Quale che sia la risposta sembra che la crisi ci offra un altro dei suoi “paradossi”, che si aggiunge ad altri più noti e di più ampia portata. Come quello per cui una crisi che scoppia in America porta sul baratro l’Europa e fa dell’Italia un novello Atlante dalle cui spalle dipendono le sorti del mondo intero. O quello per cui le banche centrali iniettano tanta liquidità nel sistema, ma poi allo sportello del credito è tutto più secco del deserto.
In conclusione, alcune brevi postille per chi si avventurerà in analisi socio-economiche sul fenomeno e per chi si affronterà in un duello a colpi di dati e cifre per dimostrare che quest’anno i saldi sono stati un flop o viceversa un successo. Innanzitutto, questo è stato il primo anno in cui si è deciso di far partire i saldi nello stesso giorno in tutta Italia (salvo alcune eccezioni). Fino all’anno scorso ogni regione decideva il calendario autonomamente. Capitava quindi che ci fossero vere e proprie “migrazioni” di clienti da una città all’altra, in una sorta di tour dei saldi. Questo aveva i suoi pro e i suoi contro. Tra i primi val la pena ricordare che se gli italiani si spostano per più giorni gira anche di più l’economia, come si suol dire.
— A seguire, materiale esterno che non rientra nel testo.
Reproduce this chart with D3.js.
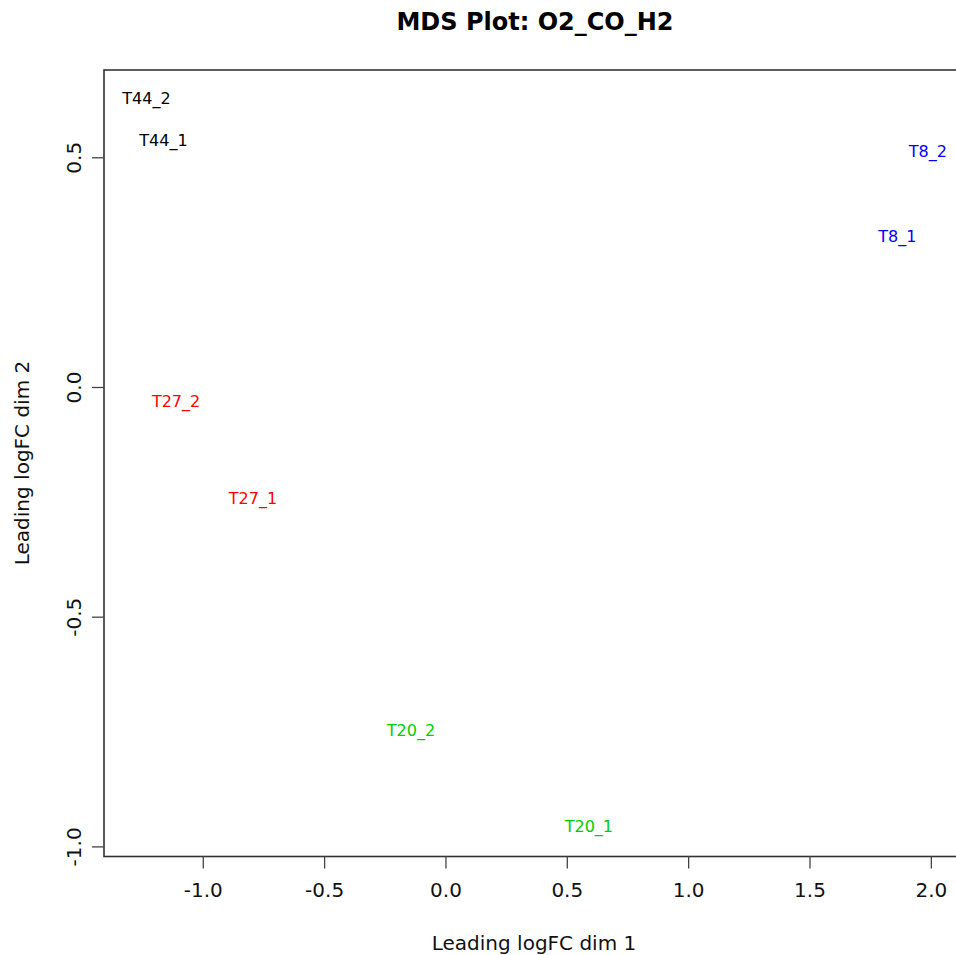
<!DOCTYPE html>
<html>
<head>
<meta charset="utf-8">
<script src="https://cdn.jsdelivr.net/npm/d3@7"></script>
<style>
  body { margin: 0; background: #fff; }
  text { font-family: "DejaVu Sans", sans-serif; }
</style>
</head>
<body>
<div id="js-d3"></div>
<script>
(function() {
  var samples, dim1, dim2, groups, groupColors, xTicks, yTicks, width, height, margin, svg, x, y, plot, fmt;

  // MDS coordinates
  samples = ['T44_2', 'T44_1', 'T8_2', 'T8_1', 'T27_2', 'T27_1', 'T20_2', 'T20_1'];
  dim1 = [-1.232, -1.162, 1.988, 1.862, -1.110, -0.793, -0.142, 0.591];
  dim2 = [0.629, 0.536, 0.512, 0.327, -0.032, -0.242, -0.748, -0.957];
  groups = ['T44', 'T44', 'T8', 'T8', 'T27', 'T27', 'T20', 'T20'];
  groupColors = { 'T44': '#000000', 'T8': '#0000FF', 'T27': '#FF0000', 'T20': '#00CD00' };

  xTicks = [-1.0, -0.5, 0.0, 0.5, 1.0, 1.5, 2.0];
  yTicks = [-1.0, -0.5, 0.0, 0.5];

  width = 956;
  height = 955;
  margin = { top: 70, right: -44, bottom: 98.5, left: 104 };

  // plain hyphen like R, not the unicode minus
  fmt = function(d) {
    return d.toFixed(1);
  };

  x = d3.scaleLinear().domain([-1.407, 2.285]).range([margin.left, width - margin.right]);
  y = d3.scaleLinear().domain([-1.022, 0.690]).range([height - margin.bottom, margin.top]);

  svg = d3.select('#js-d3').append('svg')
    .attr('width', width)
    .attr('height', height);

  // title
  svg.append('text')
    .text('MDS Plot: O2_CO_H2')
    .attr('x', 535)
    .attr('y', 30)
    .attr('text-anchor', 'middle')
    .attr('font-size', '24px')
    .attr('font-weight', 'bold')
    .attr('fill', '#000');

  // box
  svg.append('rect')
    .attr('x', x.range()[0])
    .attr('y', y.range()[1])
    .attr('width', x.range()[1] - x.range()[0])
    .attr('height', y.range()[0] - y.range()[1])
    .attr('fill', 'none')
    .attr('stroke', '#333')
    .attr('stroke-width', 1.6);

  // bottom axis
  svg.append('g')
    .attr('transform', 'translate(0,' + y.range()[0] + ')')
    .call(d3.axisBottom(x).tickValues(xTicks).tickSize(12).tickPadding(14).tickFormat(fmt))
    .call(function(g) {
      g.select('.domain').remove();
      g.selectAll('line').attr('stroke', '#444').attr('stroke-width', 1.3);
      g.selectAll('text').attr('font-size', '20px').attr('fill', '#111')
        .attr('font-family', '"DejaVu Sans", sans-serif');
    });

  // left axis
  svg.append('g')
    .attr('transform', 'translate(' + x.range()[0] + ',0)')
    .call(d3.axisLeft(y).tickValues(yTicks).tickSize(12).tickFormat(fmt))
    .call(function(g) {
      g.select('.domain').remove();
      g.selectAll('line').attr('stroke', '#444').attr('stroke-width', 1.3);
      g.selectAll('text')
        .attr('font-size', '20px')
        .attr('fill', '#111')
        .attr('font-family', '"DejaVu Sans", sans-serif')
        .attr('x', null)
        .attr('dy', null)
        .attr('text-anchor', 'middle')
        .attr('transform', 'translate(-30,0) rotate(-90)')
        .attr('y', 0)
        .attr('dominant-baseline', 'central');
    });

  // axis titles
  svg.append('text')
    .text('Leading logFC dim 1')
    .attr('x', 534)
    .attr('y', 950)
    .attr('text-anchor', 'middle')
    .attr('font-size', '20px')
    .attr('fill', '#111');

  svg.append('text')
    .text('Leading logFC dim 2')
    .attr('transform', 'translate(29,463) rotate(-90)')
    .attr('text-anchor', 'middle')
    .attr('font-size', '20px')
    .attr('fill', '#111');

  // sample labels
  plot = svg.append('g');
  plot.selectAll('text').data(samples).enter().append('text')
    .text(function(d) { return d; })
    .attr('x', function(d, i) { return x(dim1[i]); })
    .attr('y', function(d, i) { return y(dim2[i]); })
    .attr('text-anchor', 'middle')
    .attr('dominant-baseline', 'central')
    .attr('font-size', '16px')
    .attr('fill', function(d, i) { return groupColors[groups[i]]; });

}).call(this);
</script>
</body>
</html>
Tra i secondi basti pensare che se tutti convergevano in un unico punto, le code e le resse erano maggiori.
Seconda considerazione: alcuni negozi hanno comunque dato il via a promozioni già all’inizio della settimana con sconti fino al 40%. Di fatto si tratta di saldi, anche se formalmente non lo sono. Val la pena quindi fissare date e calendari nazionali quando poi i singoli negozianti (e i clienti questo lo sanno bene) agiscono autonomamente?
Senza dimenticare che – ultima nota – chi ne ha avuto geograficamente la possibilità è potuto anche andare a saldi oltre confine. In alcuni casi, infatti, le promozioni sono iniziate già la scorsa settimana. A mettere gli sconti troppo in là, si corre quindi il rischio di “regalare” clienti ai commercianti stranieri. Tanto più che all’estero, senza accise varie, si ha una buona occasione per fare il pieno senza salasso. E in tempi di crisi si fa presto a unire l’utile al dilettevole.